By LINDA M. LINONIS
Prepare to pray through song at the Festivals of Lessons and Carols planned Sunday at Christ Episcopal Church.
Participants will be inspired and uplifted by the musical program to be presented by the church choirs from St. James Episcopal in Boardman; St. John’s Episcopal in Sharon, Pa.; St. John’s Episcopal in Youngstown; and the host, Christ Episcopal.
Gary P. Richards, organist and director of music at Christ Episcopal, organized the program. “I hope the program lifts up people spiritually and begins their Christmas,” he said.
He served from 1982 to 2003 at Christ Episcopal as music director and was there when the magnificent Casavant Freres pipe organ was installed during the 1980s. Some of the impressive pipes, the trompette en chamade, overlook the entrance to the sanctuary and other pipes can be seen in front of the church.
“The organ adds a great sense of warmth to worship and a wonderful sound,” he said.
Richards filled in at various churches. “I substituted at churches and got to know the priests and people,” he said. He had the opportunity to return to Christ Episcopal in October of this year.
Richards said he just thought “it would be nice” to put together a combined Christmas program. The choirs have been rehearsing at their respective churches. He noted there should be about 35 to 40 voices joining together.

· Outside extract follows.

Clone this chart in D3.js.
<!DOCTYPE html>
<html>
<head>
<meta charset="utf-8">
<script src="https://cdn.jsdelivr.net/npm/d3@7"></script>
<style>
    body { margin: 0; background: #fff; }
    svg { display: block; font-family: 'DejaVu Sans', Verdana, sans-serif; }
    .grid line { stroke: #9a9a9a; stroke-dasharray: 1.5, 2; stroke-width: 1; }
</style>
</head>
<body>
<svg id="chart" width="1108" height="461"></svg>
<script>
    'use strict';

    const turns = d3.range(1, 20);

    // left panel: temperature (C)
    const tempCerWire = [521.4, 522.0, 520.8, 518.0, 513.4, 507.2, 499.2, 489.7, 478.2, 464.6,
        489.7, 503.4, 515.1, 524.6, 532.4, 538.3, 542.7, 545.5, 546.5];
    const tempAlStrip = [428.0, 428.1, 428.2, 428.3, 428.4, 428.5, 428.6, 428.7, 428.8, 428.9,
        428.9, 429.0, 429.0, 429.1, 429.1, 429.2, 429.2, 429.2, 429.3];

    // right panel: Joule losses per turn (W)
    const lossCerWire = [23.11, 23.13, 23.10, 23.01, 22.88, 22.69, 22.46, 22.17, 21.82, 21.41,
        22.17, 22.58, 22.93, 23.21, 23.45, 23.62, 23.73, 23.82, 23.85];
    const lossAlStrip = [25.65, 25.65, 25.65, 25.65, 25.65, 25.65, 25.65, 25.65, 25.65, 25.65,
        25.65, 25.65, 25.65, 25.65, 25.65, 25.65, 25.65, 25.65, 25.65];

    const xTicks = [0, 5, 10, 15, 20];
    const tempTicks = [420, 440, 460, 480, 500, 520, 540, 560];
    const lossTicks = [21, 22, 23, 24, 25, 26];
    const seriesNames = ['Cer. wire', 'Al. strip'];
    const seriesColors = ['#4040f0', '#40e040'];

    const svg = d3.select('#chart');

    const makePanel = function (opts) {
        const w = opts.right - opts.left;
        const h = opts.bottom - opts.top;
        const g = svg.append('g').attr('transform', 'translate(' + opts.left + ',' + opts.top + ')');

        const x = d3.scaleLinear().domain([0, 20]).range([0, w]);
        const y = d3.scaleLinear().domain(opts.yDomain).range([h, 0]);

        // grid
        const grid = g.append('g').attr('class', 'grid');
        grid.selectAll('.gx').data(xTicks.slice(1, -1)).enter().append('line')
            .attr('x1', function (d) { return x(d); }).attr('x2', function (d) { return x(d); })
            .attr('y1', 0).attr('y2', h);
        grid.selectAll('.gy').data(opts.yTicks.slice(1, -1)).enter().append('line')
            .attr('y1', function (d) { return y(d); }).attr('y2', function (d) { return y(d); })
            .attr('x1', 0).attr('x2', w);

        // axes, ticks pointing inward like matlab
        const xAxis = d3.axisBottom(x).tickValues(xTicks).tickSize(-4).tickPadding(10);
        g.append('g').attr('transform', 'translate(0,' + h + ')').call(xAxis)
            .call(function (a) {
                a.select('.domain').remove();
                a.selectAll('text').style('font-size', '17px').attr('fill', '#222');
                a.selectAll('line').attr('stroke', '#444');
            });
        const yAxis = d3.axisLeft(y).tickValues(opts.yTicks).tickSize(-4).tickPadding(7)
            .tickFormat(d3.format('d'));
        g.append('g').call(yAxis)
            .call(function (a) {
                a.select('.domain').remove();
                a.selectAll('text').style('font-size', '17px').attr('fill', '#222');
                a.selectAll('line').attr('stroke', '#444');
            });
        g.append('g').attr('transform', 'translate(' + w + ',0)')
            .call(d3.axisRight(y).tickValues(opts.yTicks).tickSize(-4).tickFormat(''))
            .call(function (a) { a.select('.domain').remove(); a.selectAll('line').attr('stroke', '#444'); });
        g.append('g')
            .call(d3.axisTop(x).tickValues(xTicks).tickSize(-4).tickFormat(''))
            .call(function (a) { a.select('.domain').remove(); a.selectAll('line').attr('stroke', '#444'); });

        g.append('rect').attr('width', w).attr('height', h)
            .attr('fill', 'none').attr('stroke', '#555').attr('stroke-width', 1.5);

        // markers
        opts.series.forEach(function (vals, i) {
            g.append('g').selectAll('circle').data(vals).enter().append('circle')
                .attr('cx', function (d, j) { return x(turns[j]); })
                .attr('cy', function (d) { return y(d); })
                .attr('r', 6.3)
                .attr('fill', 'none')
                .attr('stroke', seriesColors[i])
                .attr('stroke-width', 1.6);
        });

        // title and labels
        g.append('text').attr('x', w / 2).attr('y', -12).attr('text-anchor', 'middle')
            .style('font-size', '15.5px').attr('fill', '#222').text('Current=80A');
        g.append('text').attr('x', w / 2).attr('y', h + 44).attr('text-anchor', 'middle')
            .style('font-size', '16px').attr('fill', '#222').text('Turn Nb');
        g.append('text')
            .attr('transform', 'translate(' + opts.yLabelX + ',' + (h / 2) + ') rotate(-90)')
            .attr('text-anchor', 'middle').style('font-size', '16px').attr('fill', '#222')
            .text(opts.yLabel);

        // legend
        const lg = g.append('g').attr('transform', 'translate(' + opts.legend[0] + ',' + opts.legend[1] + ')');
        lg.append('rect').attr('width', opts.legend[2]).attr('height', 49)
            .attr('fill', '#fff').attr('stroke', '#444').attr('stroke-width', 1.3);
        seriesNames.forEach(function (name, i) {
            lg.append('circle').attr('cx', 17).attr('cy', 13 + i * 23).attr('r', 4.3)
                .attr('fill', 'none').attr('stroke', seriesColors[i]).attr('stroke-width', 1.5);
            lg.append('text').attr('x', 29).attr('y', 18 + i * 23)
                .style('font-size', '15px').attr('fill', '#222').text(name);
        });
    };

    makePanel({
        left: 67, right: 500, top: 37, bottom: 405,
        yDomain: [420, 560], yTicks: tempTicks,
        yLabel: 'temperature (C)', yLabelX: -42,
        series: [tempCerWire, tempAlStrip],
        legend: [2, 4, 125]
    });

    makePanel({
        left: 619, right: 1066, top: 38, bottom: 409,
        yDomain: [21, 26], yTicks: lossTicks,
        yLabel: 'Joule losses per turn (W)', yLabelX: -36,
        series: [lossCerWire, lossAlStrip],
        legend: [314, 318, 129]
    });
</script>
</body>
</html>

The music director said he sees this program as a “rebirth of traditional lessons and carols.” Music will be interspersed with Scripture lessons from creation to the birth of Jesus.

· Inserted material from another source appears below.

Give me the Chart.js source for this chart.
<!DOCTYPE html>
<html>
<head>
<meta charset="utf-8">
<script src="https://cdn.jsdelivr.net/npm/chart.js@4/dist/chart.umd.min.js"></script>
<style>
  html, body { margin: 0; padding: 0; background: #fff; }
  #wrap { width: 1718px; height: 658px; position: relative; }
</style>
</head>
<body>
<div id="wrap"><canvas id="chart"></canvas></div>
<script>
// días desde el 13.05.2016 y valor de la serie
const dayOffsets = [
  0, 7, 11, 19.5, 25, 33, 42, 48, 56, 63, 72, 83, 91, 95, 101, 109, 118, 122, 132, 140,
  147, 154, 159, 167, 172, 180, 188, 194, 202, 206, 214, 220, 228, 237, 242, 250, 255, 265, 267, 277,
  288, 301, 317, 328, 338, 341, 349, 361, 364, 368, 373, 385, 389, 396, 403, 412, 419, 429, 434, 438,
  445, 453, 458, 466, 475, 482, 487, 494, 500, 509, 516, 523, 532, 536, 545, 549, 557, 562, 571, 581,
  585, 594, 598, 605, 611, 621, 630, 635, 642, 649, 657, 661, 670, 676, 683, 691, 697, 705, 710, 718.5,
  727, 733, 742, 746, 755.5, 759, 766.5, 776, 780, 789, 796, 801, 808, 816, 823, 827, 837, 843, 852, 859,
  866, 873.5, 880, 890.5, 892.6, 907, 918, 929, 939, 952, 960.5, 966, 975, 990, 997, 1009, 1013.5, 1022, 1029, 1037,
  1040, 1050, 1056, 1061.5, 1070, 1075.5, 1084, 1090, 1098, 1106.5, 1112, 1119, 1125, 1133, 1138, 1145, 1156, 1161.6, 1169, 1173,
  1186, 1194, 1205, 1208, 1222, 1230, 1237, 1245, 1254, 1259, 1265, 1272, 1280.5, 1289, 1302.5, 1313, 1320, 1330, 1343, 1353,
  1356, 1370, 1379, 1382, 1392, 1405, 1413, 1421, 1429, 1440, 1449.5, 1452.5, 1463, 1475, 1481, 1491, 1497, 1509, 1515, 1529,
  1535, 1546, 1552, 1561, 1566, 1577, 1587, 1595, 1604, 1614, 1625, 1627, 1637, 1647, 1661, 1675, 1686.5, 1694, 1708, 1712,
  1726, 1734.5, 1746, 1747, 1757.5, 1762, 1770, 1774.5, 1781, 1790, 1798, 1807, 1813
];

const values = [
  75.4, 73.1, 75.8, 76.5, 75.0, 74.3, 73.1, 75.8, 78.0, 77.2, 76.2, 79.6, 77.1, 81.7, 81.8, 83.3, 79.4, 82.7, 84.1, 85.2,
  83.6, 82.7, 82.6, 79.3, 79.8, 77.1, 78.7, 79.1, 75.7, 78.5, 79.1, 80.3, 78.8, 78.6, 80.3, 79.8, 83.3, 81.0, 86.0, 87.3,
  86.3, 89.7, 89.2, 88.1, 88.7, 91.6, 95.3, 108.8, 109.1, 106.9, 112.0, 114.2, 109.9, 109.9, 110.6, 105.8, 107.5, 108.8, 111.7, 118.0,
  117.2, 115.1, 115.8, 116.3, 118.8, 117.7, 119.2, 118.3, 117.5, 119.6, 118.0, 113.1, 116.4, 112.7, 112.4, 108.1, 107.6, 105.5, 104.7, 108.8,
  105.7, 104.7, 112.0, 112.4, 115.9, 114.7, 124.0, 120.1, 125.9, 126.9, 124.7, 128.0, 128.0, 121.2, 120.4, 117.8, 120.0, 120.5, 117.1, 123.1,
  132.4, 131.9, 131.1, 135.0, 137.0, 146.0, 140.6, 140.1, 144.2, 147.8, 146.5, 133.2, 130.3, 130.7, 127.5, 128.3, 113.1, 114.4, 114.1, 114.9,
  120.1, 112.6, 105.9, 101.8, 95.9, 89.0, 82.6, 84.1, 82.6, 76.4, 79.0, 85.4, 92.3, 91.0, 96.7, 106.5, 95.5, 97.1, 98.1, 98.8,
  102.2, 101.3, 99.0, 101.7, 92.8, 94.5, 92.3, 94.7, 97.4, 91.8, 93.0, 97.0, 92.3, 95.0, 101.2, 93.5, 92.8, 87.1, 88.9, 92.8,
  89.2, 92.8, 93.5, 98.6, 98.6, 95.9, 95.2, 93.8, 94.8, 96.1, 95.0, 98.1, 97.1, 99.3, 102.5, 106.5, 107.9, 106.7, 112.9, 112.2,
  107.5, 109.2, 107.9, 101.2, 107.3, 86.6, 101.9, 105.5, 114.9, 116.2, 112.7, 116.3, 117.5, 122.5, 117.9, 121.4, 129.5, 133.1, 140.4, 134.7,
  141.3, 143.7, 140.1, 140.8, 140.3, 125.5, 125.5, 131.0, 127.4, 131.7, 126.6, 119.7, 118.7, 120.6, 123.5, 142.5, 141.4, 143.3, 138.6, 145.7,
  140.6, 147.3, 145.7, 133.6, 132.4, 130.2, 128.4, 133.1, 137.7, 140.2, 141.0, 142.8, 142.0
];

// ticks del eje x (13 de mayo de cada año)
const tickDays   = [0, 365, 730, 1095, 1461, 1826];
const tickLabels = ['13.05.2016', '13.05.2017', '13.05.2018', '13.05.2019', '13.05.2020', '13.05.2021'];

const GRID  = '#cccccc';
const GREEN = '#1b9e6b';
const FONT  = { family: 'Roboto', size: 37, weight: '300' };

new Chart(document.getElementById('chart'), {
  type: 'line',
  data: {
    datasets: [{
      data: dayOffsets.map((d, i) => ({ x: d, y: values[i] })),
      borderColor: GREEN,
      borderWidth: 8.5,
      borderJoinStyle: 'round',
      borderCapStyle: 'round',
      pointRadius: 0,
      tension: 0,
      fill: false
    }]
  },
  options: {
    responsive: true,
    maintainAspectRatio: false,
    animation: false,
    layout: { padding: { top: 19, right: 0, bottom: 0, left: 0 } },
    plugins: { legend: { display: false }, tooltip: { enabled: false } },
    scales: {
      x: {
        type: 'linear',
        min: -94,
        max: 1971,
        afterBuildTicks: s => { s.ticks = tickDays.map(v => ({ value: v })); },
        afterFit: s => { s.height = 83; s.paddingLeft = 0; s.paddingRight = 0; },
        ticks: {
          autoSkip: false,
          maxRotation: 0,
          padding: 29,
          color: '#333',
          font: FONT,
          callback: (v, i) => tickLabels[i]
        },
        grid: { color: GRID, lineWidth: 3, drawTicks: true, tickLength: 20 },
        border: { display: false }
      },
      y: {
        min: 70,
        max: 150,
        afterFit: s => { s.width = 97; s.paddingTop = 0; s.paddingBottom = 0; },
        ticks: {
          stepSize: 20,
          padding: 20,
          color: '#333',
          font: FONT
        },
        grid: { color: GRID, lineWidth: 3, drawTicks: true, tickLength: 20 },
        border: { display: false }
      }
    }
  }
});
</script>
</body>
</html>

The choirs will sing such selections as “Snow Lay on the Ground,” “Dig, Dong, Merrily,” “Let All Mortal Flesh Keep Silent” and “Love Came Down at Christmas.” Those attending will participate in “Oh Come All Ye Faithful,” “Little Town of Bethlehem” and other traditional carols.

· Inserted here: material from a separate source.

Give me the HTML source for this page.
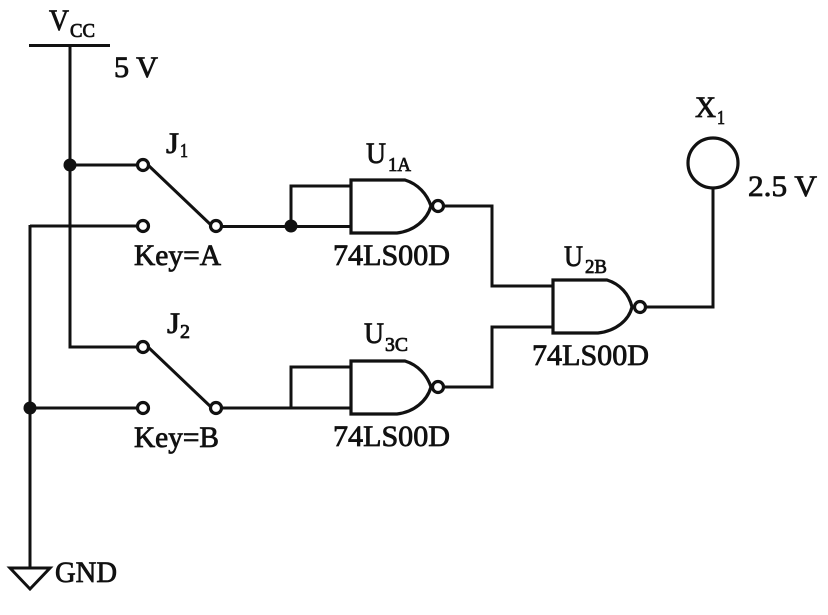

Richards, who began his affiliation with church music when he was 16 years old, is now 70. Now retired, he was a junior high vocal music teacher from 1967 to ’97 in the Newton Falls School District,
He said he liked liturgical music for its “formality.” “You know what to expect. It’s not a mish-mash but has order and purpose,” he said.
Though people like to listen to choirs whose voices soar, that inspiration puts them in a singing mood. “It’s a good way to be involved,” Richards said of participation in a service.